Every detail of work at the Lions Park reconstruction project is supposed to be clearly mapped out in layers of The Archiplex Group’s plans. However, both Olsen and Johanson said those plans were missing a tree-protection layer.

“We were shocked, because for years, we’ve been meeting with the architects and engineers,” Johanson said.

“Everyone is very aggrieved,” he added. “It saddens everyone.”

Although Advanced Solutions Group was working with flawed plans, Johanson said he and other city officials believe that someone from the contractor should have double-checked everything before its crew went ahead with the demolition work.

“Ultimately, we thought that given the complexity, it should have at least elicited a phone call to the architect or the city before they started cutting everything down,” he said. “It is a park, after all.”

A representative from the Salt Lake City-based Archiplex Group declined to speak about the issue and referred all questions to Richins’ office, which oversees the Utah Division of Facilities and Construction Management.

Richins said that Archiplex failed to include the tree-protection layer in its plans “for some reason.”

“That’s hugely unfortunate, because full-grown trees – particularly full-grown shade trees – are a treasure,” she said.

Johanson and Moab City Public Works Director Jeff Foster first arrived at the scene near the intersection of U.S. Highway 191 and state Route 128 some time around noon on March 31. By then, however, it was too late for either one of them to intervene.

“The damage was done before we could stop it,” Olsen said.

Richins said the state and its contractors hope to make up for the error by planting about twice as many trees at the park, which remains an active construction site.
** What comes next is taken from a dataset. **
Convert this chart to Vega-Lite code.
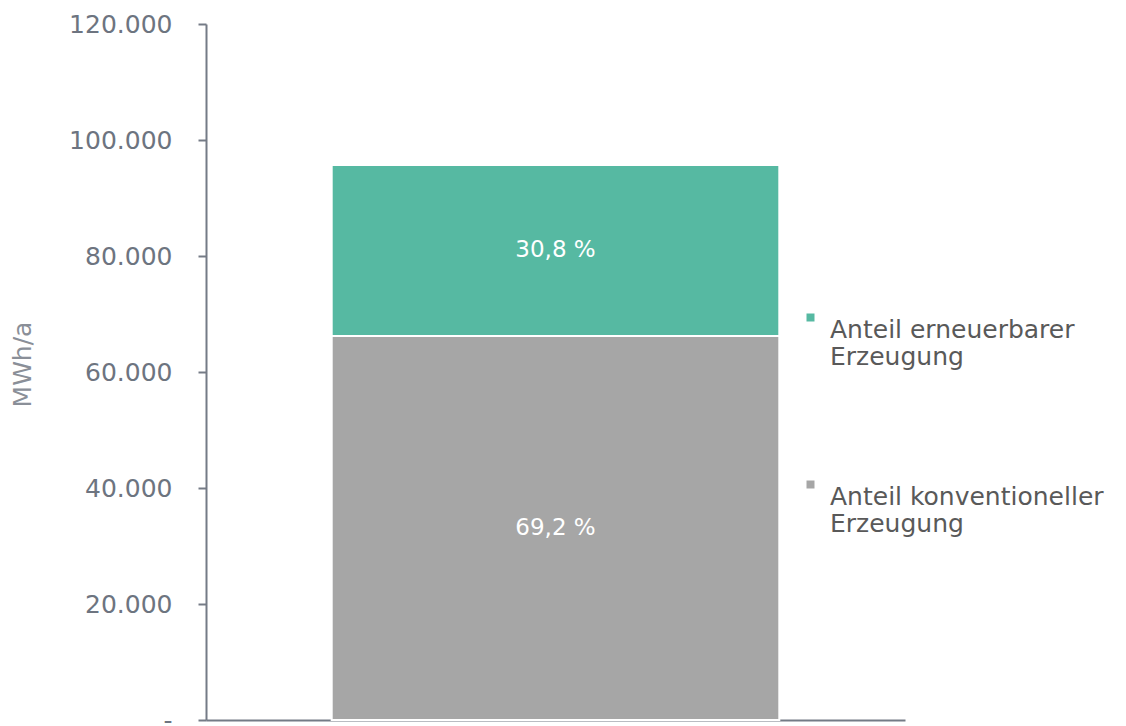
{
  "$schema": "https://vega.github.io/schema/vega-lite/v6.json",
  "width": 699,
  "height": 696,
  "autosize": {"type": "none"},
  "padding": {"left": 206, "top": 24, "right": 221, "bottom": 6},
  "background": "white",
  "config": {
    "view": {"stroke": null},
    "font": "DejaVu Sans"
  },
  "data": {
    "values": [
      {"kat": "Gesamt", "typ": "Anteil konventioneller Erzeugung", "wert": 66200, "anteil": "69,2 %", "ord": 1},
      {"kat": "Gesamt", "typ": "Anteil erneuerbarer Erzeugung", "wert": 29500, "anteil": "30,8 %", "ord": 2}
    ]
  },
  "transform": [
    {"stack": "wert", "groupby": ["kat"], "sort": [{"field": "ord"}], "as": ["y0", "y1"]},
    {"calculate": "(datum.y0 + datum.y1) / 2", "as": "ymitte"}
  ],
  "encoding": {
    "x": {
      "field": "kat",
      "type": "nominal",
      "scale": {"paddingInner": 0.359, "paddingOuter": 0.18},
      "axis": {"title": null, "labels": false, "ticks": false, "domainColor": "#747b86", "domainWidth": 2}
    }
  },
  "layer": [
    {
      "mark": {"type": "bar", "stroke": "white", "strokeWidth": 2},
      "encoding": {
        "y": {
          "field": "y0",
          "type": "quantitative",
          "scale": {"domain": [0, 120000]},
          "axis": {
            "title": "MWh/a",
            "titleFont": "DejaVu Sans",
            "titleFontSize": 25,
            "titleFontWeight": "normal",
            "titleColor": "#8a8f98",
            "titleX": -184,
            "titleY": 340,
            "titleAlign": "center",
            "titleBaseline": "middle",
            "titleAngle": -90,
            "values": [0, 20000, 40000, 60000, 80000, 100000, 120000],
            "labelExpr": "datum.value == 0 ? '-' : replace(format(datum.value, ',.0f'), ',', '.')",
            "labelFontSize": 25,
            "labelColor": "#6d7480",
            "labelPadding": 26,
            "grid": false,
            "tickColor": "#747b86",
            "tickSize": 8,
            "tickWidth": 2,
            "domainColor": "#747b86",
            "domainWidth": 2
          }
        },
        "y2": {"field": "y1"},
        "color": {
          "field": "typ",
          "type": "nominal",
          "scale": {
            "domain": ["Anteil erneuerbarer Erzeugung", "Anteil konventioneller Erzeugung"],
            "range": ["#56b9a2", "#a6a6a6"]
          },
          "legend": {
            "title": null,
            "orient": "none",
            "legendX": 592,
            "legendY": 281,
            "symbolType": "square",
            "symbolSize": 64,
            "symbolStrokeWidth": 0,
            "labelFontSize": 25,
            "labelColor": "#595959",
            "labelBaseline": "top",
            "labelOffset": 7,
            "labelLimit": 400,
            "rowPadding": 102,
            "labelExpr": "datum.label == 'Anteil erneuerbarer Erzeugung' ? ['Anteil erneuerbarer', 'Erzeugung'] : ['Anteil konventioneller', 'Erzeugung']"
          }
        }
      }
    },
    {
      "mark": {"type": "text", "color": "white", "fontSize": 23, "font": "DejaVu Sans", "baseline": "middle"},
      "encoding": {
        "y": {"field": "ymitte", "type": "quantitative"},
        "text": {"field": "anteil"}
      }
    }
  ]
}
However, it will leave the decision about where and when to plant them up to Olsen, who serves as the city’s arborist.

“We’re going to go with his recommendation,” Richins said. “Whatever he tells us to plant, we will plant.”
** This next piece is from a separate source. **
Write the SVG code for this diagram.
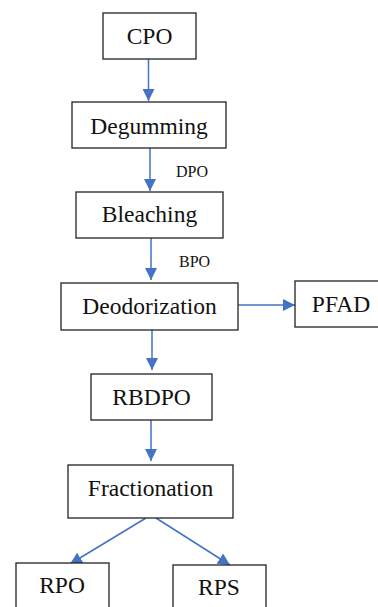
<svg xmlns="http://www.w3.org/2000/svg" width="378" height="607" viewBox="0 0 378 607">
<style>
.box{fill:#fff;stroke:#222;stroke-width:1.3}
.t{font-family:'Liberation Serif','Times New Roman','DejaVu Serif',serif;font-size:23.5px;fill:#111;text-anchor:middle}
.s{font-family:'Liberation Serif','Times New Roman','DejaVu Serif',serif;font-size:16px;fill:#111}
.c{stroke:#4472C4;stroke-width:1.5;fill:none}
</style>
<defs>
<marker id="ah" markerWidth="12" markerHeight="12" viewBox="0 0 12 12" refX="12" refY="6" orient="auto" markerUnits="userSpaceOnUse">
<path d="M0,0 L12,6 L0,12 Z" fill="#4472C4"/>
</marker>
</defs>
<rect width="378" height="607" fill="#fff"/>
<g id="connectors">
<line class="c" x1="148.5" y1="59" x2="148.5" y2="101" marker-end="url(#ah)"/>
<line class="c" x1="150" y1="148" x2="150" y2="191" marker-end="url(#ah)"/>
<line class="c" x1="151" y1="238" x2="151" y2="280" marker-end="url(#ah)"/>
<line class="c" x1="238" y1="305" x2="295" y2="305" marker-end="url(#ah)"/>
<line class="c" x1="152" y1="330" x2="152" y2="370" marker-end="url(#ah)"/>
<line class="c" x1="151" y1="420" x2="151" y2="461" marker-end="url(#ah)"/>
<line class="c" x1="146" y1="518" x2="70" y2="564" marker-end="url(#ah)"/>
<line class="c" x1="156" y1="518" x2="230" y2="565" marker-end="url(#ah)"/>
<text class="s" x="176" y="177">DPO</text>
<text class="s" x="179" y="267">BPO</text>
</g>
<g id="cpo"><rect class="box" x="103" y="13" width="93" height="46"/><text class="t" x="149.5" y="44">CPO</text></g>
<g id="degumming"><rect class="box" x="72" y="102" width="154" height="46"/><text class="t" x="149" y="134">Degumming</text></g>
<g id="bleaching"><rect class="box" x="76" y="192" width="147" height="46"/><text class="t" x="149.5" y="222">Bleaching</text></g>
<g id="deodorization"><rect class="box" x="61" y="283" width="177" height="47"/><text class="t" x="149.5" y="314">Deodorization</text></g>
<g id="pfad"><rect class="box" x="295" y="281" width="90" height="46"/><text class="t" x="341" y="312">PFAD</text></g>
<g id="rbdpo"><rect class="box" x="91" y="374" width="121" height="46"/><text class="t" x="151.5" y="405">RBDPO</text></g>
<g id="fractionation"><rect class="box" x="68" y="465" width="165" height="53"/><text class="t" x="150.5" y="496">Fractionation</text></g>
<g id="rpo"><rect class="box" x="16" y="563" width="93" height="50"/><text class="t" x="62" y="593">RPO</text></g>
<g id="rps"><rect class="box" x="173" y="565" width="93" height="50"/><text class="t" x="219" y="595">RPS</text></g>
</svg>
Olsen would like to go with a combination of Bur oaks and Austrian pines, although he thinks it’s unlikely that crews will transplant them until some time this fall, once cooler weather returns to the area.

Although stately Fremont cottonwoods are native to Utah and much of the West, Olsen said they aren’t the best choice for the site.

“To me, Fremonts are rickety,” he said. “They’ve got a lot of character and they’re neat to look at.”

But their loose limbs also pose potential hazards in recreational park settings, he said – especially if they’re situated above benches, picnic tables, playground areas and other “targets.”

“(If) you’re a guy who has to sleep at night knowing the tree is going to fall down some day, it’s easier to see a tree go than it is for the general public,” Olsen said.

Once he had the chance to take a closer look at the now-lifeless stumps, Olsen found signs of decay, including hollowed-out trunks.

“They have a substantial amount of rot,” he said. “Termites and carpenter ants have been doing their job to decompose them over time.”

Based on everything he knows today, Olsen suspects that it would have been just a matter of time before he made a recommendation to remove the trees. However, that’s not to say that he would have given the go-ahead to get rid of them at once within three months of the park’s grand reopening.

“I just think that in the long run, it’s probably better, but in the short run, it’s not,” he said. “You’re just leaving a place without any shade, and that’s just not cool.”

“We wanted to make sure that it looked like a park, and not a barren desert,” he added.

The revamped park is set to open some time around the Fourth of July, and unless someone foots the bill for temporary shade structures, people who attend the ceremony should plan on bringing plenty of sunscreen along with them.

“When we have our grand opening, we’re probably going to roast in the sun like bacon,” Olsen said.

Richins said her agency appreciates how much local residents care about their environment, and she said the project’s partners are committed to mitigating the aesthetic damage along Moab’s northern gateway.

“Moab is a beautiful little community, and we just want to make sure that we don’t take anything away from that,” she said.

City says architect failed to include tree-protection layer in documents

We wanted to make sure that it looked like a park, and not a barren desert.